Aim →
Repeat the material below exactly, with no pictures.

Data block →
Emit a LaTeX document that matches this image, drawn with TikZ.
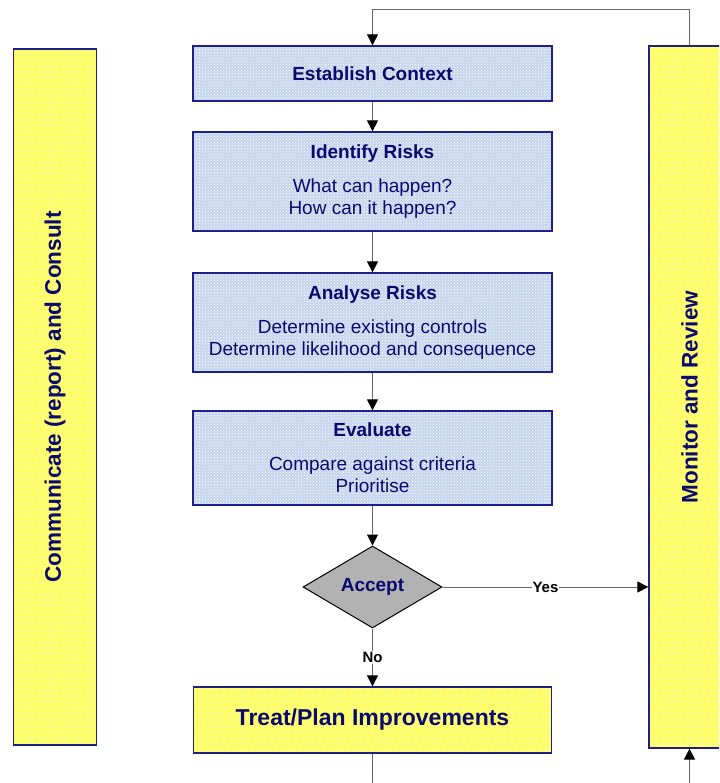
\documentclass[tikz,border=0pt]{standalone}
\usepackage{fontspec}
\setmainfont{Liberation Sans}
\usetikzlibrary{patterns,shapes.geometric,arrows.meta}
\definecolor{ink}{HTML}{0A0A6E}
\definecolor{edge}{HTML}{1E1E8C}
\definecolor{paleblue}{HTML}{C4D6EE}
\definecolor{paleyellow}{HTML}{FFFF55}
\begin{document}
\begin{tikzpicture}[x=1pt,y=-1pt,
    box/.style={draw=edge, line width=1.3pt, text=ink, align=center, inner sep=0pt,
      minimum width=359pt, preaction={fill=paleblue}, pattern=crosshatch dots, pattern color=white},
    sidebox/.style={box, preaction={fill=paleyellow}},
    flow/.style={draw=black!60, line width=1pt, -{Triangle[length=11pt,width=11pt,color=black]}},
    lab/.style={font=\fontsize{15}{15}\selectfont\bfseries, fill=white, inner sep=1pt},
    title/.style={font=\fontsize{19}{22}\selectfont\bfseries}]
      \useasboundingbox (0,0) rectangle (719,783);
      \clip (0,0) rectangle (719,783);

      \node [sidebox, rotate=90, minimum width=696pt, minimum height=83pt,
        font=\fontsize{22.5}{25}\selectfont\bfseries] (consult) at (55,397) {Communicate (report) and Consult};
      \node [sidebox, rotate=90, minimum width=702pt, minimum height=81pt,
        font=\fontsize{22.5}{25}\selectfont\bfseries] (monitor) at (689.5,397) {Monitor and Review};

      \node [box, minimum height=55pt, title] (context) at (372.5,73.5) {Establish Context};
      \node [box, minimum height=99pt, font=\fontsize{19}{22}\selectfont] (identify) at (372.5,181.5)
        {\textbf{Identify Risks}\\[12pt] What can happen?\\ How can it happen?};
      \node [box, minimum height=99pt, font=\fontsize{19}{22}\selectfont] (analyse) at (372.5,322.5)
        {\textbf{Analyse Risks}\\[12pt] Determine existing controls\\ Determine likelihood and consequence};
      \node [box, minimum height=94pt, font=\fontsize{19}{22}\selectfont] (evaluate) at (372.5,458)
        {\textbf{Evaluate}\\[12pt] Compare against criteria\\ Prioritise};
      \node [diamond, draw=black, line width=1pt, fill=black!30, aspect=1.7, inner sep=0pt,
        minimum width=139pt, minimum height=82pt, text=ink, title] (accept) at (372.5,587) {Accept};
      \node [sidebox, minimum width=358pt, minimum height=66pt,
        font=\fontsize{23}{26}\selectfont\bfseries] (treat) at (372.5,720) {Treat/Plan Improvements};

      \coordinate (loop) at (372.5,10);
      \coordinate (under) at (372.5,800);
      \draw [flow] (monitor.east) |- (loop) -- (context.north);
      \draw [flow] (context) -- (identify);
      \draw [flow] (identify) -- (analyse);
      \draw [flow] (analyse) -- (evaluate);
      \draw [flow] (evaluate) -- (accept);
      \draw [flow] (accept.east) -- node [lab] {Yes} (accept.east -| monitor.north);
      \draw [flow] (accept.south) -- node [lab] {No} (treat.north);
      \draw [flow] (treat.south) -- (under) -| (monitor.west);
    \end{tikzpicture}
\end{document}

Solution to the problem →
Emit a LaTeX document that matches this image, drawn with TikZ.
\documentclass[tikz,border=0pt]{standalone}
\usepackage{fontspec}
\setmainfont{Liberation Sans}
\usetikzlibrary{patterns,shapes.geometric,arrows.meta}
\definecolor{ink}{HTML}{0A0A6E}
\definecolor{edge}{HTML}{1E1E8C}
\definecolor{paleblue}{HTML}{C4D6EE}
\definecolor{paleyellow}{HTML}{FFFF55}
\begin{document}
\begin{tikzpicture}[x=1pt,y=-1pt,
    box/.style={draw=edge, line width=1.3pt, text=ink, align=center, inner sep=0pt,
      minimum width=359pt, preaction={fill=paleblue}, pattern=crosshatch dots, pattern color=white},
    sidebox/.style={box, preaction={fill=paleyellow}},
    flow/.style={draw=black!60, line width=1pt, -{Triangle[length=11pt,width=11pt,color=black]}},
    lab/.style={font=\fontsize{15}{15}\selectfont\bfseries, fill=white, inner sep=1pt},
    title/.style={font=\fontsize{19}{22}\selectfont\bfseries}]
      \useasboundingbox (0,0) rectangle (719,783);
      \clip (0,0) rectangle (719,783);

      \node [sidebox, rotate=90, minimum width=696pt, minimum height=83pt,
        font=\fontsize{22.5}{25}\selectfont\bfseries] (consult) at (55,397) {Communicate (report) and Consult};
      \node [sidebox, rotate=90, minimum width=702pt, minimum height=81pt,
        font=\fontsize{22.5}{25}\selectfont\bfseries] (monitor) at (689.5,397) {Monitor and Review};

      \node [box, minimum height=55pt, title] (context) at (372.5,73.5) {Establish Context};
      \node [box, minimum height=99pt, font=\fontsize{19}{22}\selectfont] (identify) at (372.5,181.5)
        {\textbf{Identify Risks}\\[12pt] What can happen?\\ How can it happen?};
      \node [box, minimum height=99pt, font=\fontsize{19}{22}\selectfont] (analyse) at (372.5,322.5)
        {\textbf{Analyse Risks}\\[12pt] Determine existing controls\\ Determine likelihood and consequence};
      \node [box, minimum height=94pt, font=\fontsize{19}{22}\selectfont] (evaluate) at (372.5,458)
        {\textbf{Evaluate}\\[12pt] Compare against criteria\\ Prioritise};
      \node [diamond, draw=black, line width=1pt, fill=black!30, aspect=1.7, inner sep=0pt,
        minimum width=139pt, minimum height=82pt, text=ink, title] (accept) at (372.5,587) {Accept};
      \node [sidebox, minimum width=358pt, minimum height=66pt,
        font=\fontsize{23}{26}\selectfont\bfseries] (treat) at (372.5,720) {Treat/Plan Improvements};

      \coordinate (loop) at (372.5,10);
      \coordinate (under) at (372.5,800);
      \draw [flow] (monitor.east) |- (loop) -- (context.north);
      \draw [flow] (context) -- (identify);
      \draw [flow] (identify) -- (analyse);
      \draw [flow] (analyse) -- (evaluate);
      \draw [flow] (evaluate) -- (accept);
      \draw [flow] (accept.east) -- node [lab] {Yes} (accept.east -| monitor.north);
      \draw [flow] (accept.south) -- node [lab] {No} (treat.north);
      \draw [flow] (treat.south) -- (under) -| (monitor.west);
    \end{tikzpicture}
\end{document}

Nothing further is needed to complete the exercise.